Точное перечисление конкретных сведений не исчерпывает ни всех возможных способов информации, ни тем более всех возможных форм документальных обобщений.
В зафиксированных на пленку фактах Вертов искал не точность даты, а точность эпохи (которая, кстати, тоже всегда имеет свои хронологические границы).
Шкловский звал к хронологии, летописанию.
Вертов, опираясь на летописание, стремился стать не хронистом, а историком времени.
Ну и, конечно, — его поэтом.
Стоит ли автора «Слова о полку Игореве» упрекать в том, что он пропел песню, сложил поэму, а не вписал еще несколько страниц в «Повесть временных лет»? И правильно ли полагать на основании того, что он сложил поэму, будто он не был историком или летописцем?

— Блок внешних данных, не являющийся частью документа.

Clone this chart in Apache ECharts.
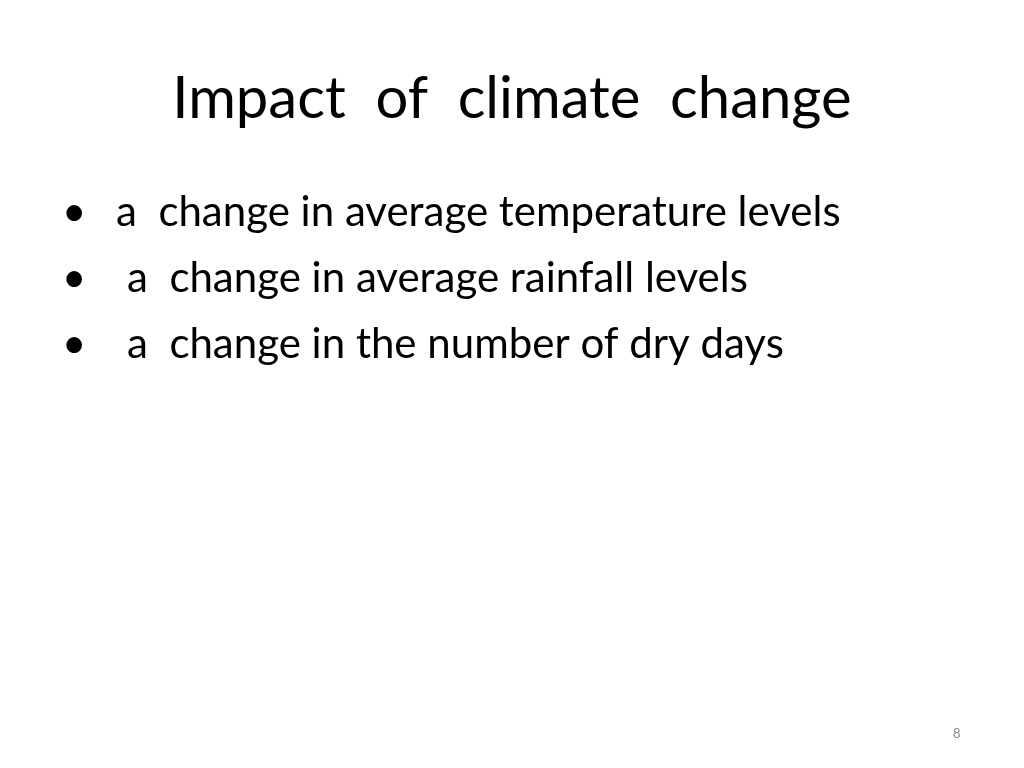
<!DOCTYPE html>
<html><head><meta charset="utf-8">
<script src="https://cdn.jsdelivr.net/npm/echarts@6/dist/echarts.min.js"></script>
<style>html,body{margin:0;padding:0;background:#fff}#c{width:1024px;height:768px}</style>
</head><body><div id="c"></div>
<script>
const title = "Impact  of  climate  change";
const bullets = ["a  change in average temperature levels", " a  change in average rainfall levels", " a  change in the number of dry days"];
const pageNumber = "8";

const font = "Lato, 'Open Sans', sans-serif";
const chart = echarts.init(document.getElementById('c'));
const els = [{type:'text', left:'center', top:70, style:{text:title, font:"58px "+font, fill:'#000'}}];
bullets.forEach((b,i)=>{
  const y = 191 + i*66;
  els.push({type:'text', left:62, top:y, style:{text:'•', font:"42px "+font, fill:'#000'}});
  els.push({type:'text', left:b.startsWith(' ')?127:116, top:y, style:{text:b.trim(), font:"42px "+font, fill:'#000'}});
});
els.push({type:'text', left:953, top:727, style:{text:pageNumber, font:"13px "+font, fill:'#8a8a8a'}});
chart.setOption({graphic:els});
</script></body></html>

Можно ли сказать, где в «Илиаде» кончается поэт и начинается историк, и наоборот? Может быть, и можно. Но — стоит ли?
Каждый одержимый человек сжигает себя и свою жизнь на своем костре.
Надо ли, если вдруг покажется, что отблеск одного из костров вроде бы какой-то не такой, подложить в него полешек из соседнего с целью уравнять силу пламени? Наверное, не надо. Хотя бы потому, что слишком велик риск услышать над ухом шепот пересохших губ: «Святая простота!..»
Мысль о старых хрониках, о летописцах, наверное, не покидала Шкловского, когда он писал рецензию на «Шагай, Совет!»: «Весь смысл хроник в дате, времени и месте. Хроника без этого — это карточный каталог в канаве».
Но сближение старых хроник с кинохроникой как раз и стало главной причиной несомненно ошибочного предположения, будто Вертов пошел по пути вбивания стенки в гвоздь.
В отличие от прежних словесных хроник кинохроника дает не умозрительное, а зримое воспроизведение фактов. Если она дату и место не называет, то очень часто показывает. В самом изображении обычно есть разнообразные приметы дат и мест событий.
Призывая к точной датировке, Шкловский вместо даты, к которой относится кадр с лежащим паровозом, потребовал указать его номер уж не потому ли, что, как человек зоркий, остро схватывающий, он где-то подспудно чувствовал присутствие в кадре вполне конкретной эпохи?